Release date in India: | May 13, 2011 |
Director: | Scott Stewart |
Cast: | Paul Bettany, Cam Gigandet, Maggie Q, Lily Collins, Karl Urban, Christopher Plummer |
They can’t go to the cities, the sun will destroy them, says a character halfway through Priest.
Comes the response: There is no sun in the cities any more.
I may be off by a word or two which is why I’m not putting those sentences in quotes. You see, my concentration slipped because it was around this point in Priest that I felt the urge to giggle. I mean, I’m sure that exchange was intended to be very intense and intellectual and profound and all that, but I have a simple question: what the heck does it mean?!!!
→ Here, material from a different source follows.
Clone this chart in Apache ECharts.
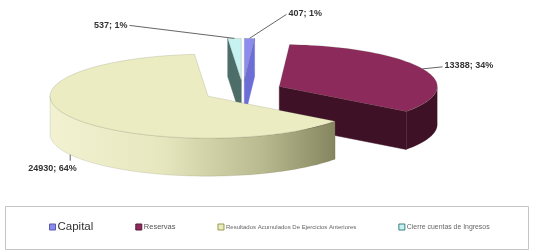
<!DOCTYPE html>
<html>
<head>
<meta charset="utf-8">
<script src="https://cdn.jsdelivr.net/npm/echarts@6/dist/echarts.min.js"></script>
<style>
  html, body { margin: 0; padding: 0; background: #fff; }
  #chart { width: 534px; height: 252px; }
</style>
</head>
<body>
<div id="chart"></div>
<script>
// data
var categories = ["Capital", "Reservas", "Resultados Acumulados De Ejercicios Anteriores", "Cierre cuentas de Ingresos"];
var values = [407, 13388, 24930, 537];
var percents = [1, 34, 64, 1]; // as printed on the labels

// look
var topColors = ["#8c8cee", "#8c2b5b", "#ececc2", "#c6f2f2"];
var cutColors = ["#6d6dd6", "#3e1126", "#b8b890", "#4d6d69"];
var legendBorder = ["#5a5ab0", "#5a1a3a", "#9a9a50", "#3f7f80"];
var legendFont = [11.5, 7.5, 6, 6.9];
var legendColor = ["#333", "#555", "#666", "#666"];

// geometry of the tilted pie
var CX = 243, CY = 91, RX = 158, RY = 42, DEPTH = 38, EXPLODE = 40;
// where each label sits, relative to its anchor on the slice
var labelLine = [[37, -24], [20, -2], [0, 6], [-105, -13]];
var labelText = [[2, -1, "left"], [2, -1, "left"], [-42, 8, "left"], [-2, 0, "right"]];

var total = values.reduce(function (s, v) { return s + v; }, 0);
var starts = [], ends = [], acc = 0;
values.forEach(function (v) {
  starts.push(acc / total * 360);
  acc += v;
  ends.push(acc / total * 360);
});

function rad(d) { return d * Math.PI / 180; }
function pt(ox, oy, deg, dy) {
  return [ox + RX * Math.sin(rad(deg)), oy - RY * Math.cos(rad(deg)) + (dy || 0)];
}
function arc(ox, oy, a, b, dy) {
  var pts = [], n = Math.max(2, Math.ceil(Math.abs(b - a) / 2));
  for (var k = 0; k <= n; k++) pts.push(pt(ox, oy, a + (b - a) * k / n, dy));
  return pts;
}

function renderSlice(i) {
  return function (params, api) {
    var a = starts[i], b = ends[i], m = (a + b) / 2;
    var ox = CX + EXPLODE * Math.sin(rad(m));
    var oy = CY - EXPLODE * (RY / RX) * Math.cos(rad(m));
    var kids = [];

    // radial cut faces, only those turned to the viewer
    [[a, a - 90], [b, b + 90]].forEach(function (f) {
      if (Math.cos(rad(f[1])) < 0) {
        var r = pt(ox, oy, f[0]);
        kids.push({
          type: "polygon",
          shape: { points: [[ox, oy], r, [r[0], r[1] + DEPTH], [ox, oy + DEPTH]] },
          style: { fill: cutColors[i], stroke: cutColors[i], lineWidth: 0.5 }
        });
      }
    });

    // outer rim, front half only
    var lo = Math.max(a, 90), hi = Math.min(b, 270);
    if (hi > lo) {
      var side = arc(ox, oy, lo, hi, 0).concat(arc(ox, oy, hi, lo, DEPTH));
      var fill = cutColors[i];
      if (i === 2) {
        var x0 = pt(ox, oy, 270)[0], x1 = pt(ox, oy, lo)[0];
        fill = new echarts.graphic.LinearGradient(x0, 0, x1, 0, [
          { offset: 0, color: "#f2f2d2" },
          { offset: 0.4, color: "#e6e6be" },
          { offset: 0.75, color: "#b9b98f" },
          { offset: 1, color: "#85855f" }
        ], true);
      }
      kids.push({
        type: "polygon",
        shape: { points: side },
        style: { fill: fill, stroke: "rgba(60,60,40,0.25)", lineWidth: 0.5 }
      });
    }

    // top face
    kids.push({
      type: "polygon",
      shape: { points: [[ox, oy]].concat(arc(ox, oy, a, b, 0)) },
      style: { fill: topColors[i], stroke: "rgba(90,90,70,0.35)", lineWidth: 0.5 }
    });

    // label with leader line
    var anc = pt(ox, oy, m, i === 2 ? DEPTH : 0);
    var end = [anc[0] + labelLine[i][0], anc[1] + labelLine[i][1]];
    kids.push({
      type: "polyline",
      shape: { points: [anc, end] },
      style: { stroke: "#666", lineWidth: 1, fill: null }
    });
    kids.push({
      type: "text",
      style: {
        text: values[i] + "; " + percents[i] + "%",
        x: end[0] + labelText[i][0],
        y: end[1] + labelText[i][1],
        align: labelText[i][2],
        verticalAlign: "middle",
        font: "bold 9px Arial, 'Liberation Sans', sans-serif",
        fill: "#333"
      }
    });

    return { type: "group", children: kids };
  };
}

// back slices first, front ones last
var order = categories.map(function (c, i) { return i; }).sort(function (p, q) {
  return -Math.cos(rad((starts[p] + ends[p]) / 2)) + Math.cos(rad((starts[q] + ends[q]) / 2));
});

var chart = echarts.init(document.getElementById("chart"), null, { renderer: "canvas" });
var option = {
  backgroundColor: "#fff",
  animation: false,
  legend: {
    left: 44,
    top: 216,
    icon: "rect",
    itemWidth: 6,
    itemHeight: 6,
    itemGap: 42,
    selectedMode: false,
    data: categories.map(function (c, i) {
      return {
        name: c,
        itemStyle: { color: topColors[i], borderColor: legendBorder[i], borderWidth: 1 },
        textStyle: {
          fontSize: legendFont[i],
          color: legendColor[i],
          padding: [0, 0, 0, -3],
          fontFamily: "Arial, 'Liberation Sans', sans-serif"
        }
      };
    })
  },
  graphic: [{
    type: "rect",
    shape: { x: 5.5, y: 206.5, width: 523, height: 43 },
    style: { fill: null, stroke: "#c4c4c4", lineWidth: 1 }
  }],
  series: categories.map(function (c, i) {
    return {
      type: "custom",
      name: c,
      coordinateSystem: "none",
      z: 2 + order.indexOf(i),
      itemStyle: { color: topColors[i] },
      renderItem: renderSlice(i),
      data: [values[i]]
    };
  })
};
chart.setOption(option);
</script>
</body>
</html>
Priest is the sort of film that tries to fool viewers into believing that great apocalyptic occurrences are unfolding on screen simply by putting characters into flowing cloaks and hooded cassocks in dark, ominously dingy settings. It’s the sort of film that thinks if the sound effects and background score are loud enough, and a few sweeping landscape shots are thrown in, then audiences will fail to notice that nothing much is actually happening on screen and nothing that any character says amounts to anything. It also comes from a team that seems to have forgotten that after having seen Avatar, it really takes a helluva lot to draw us in simply with the lure of 3D.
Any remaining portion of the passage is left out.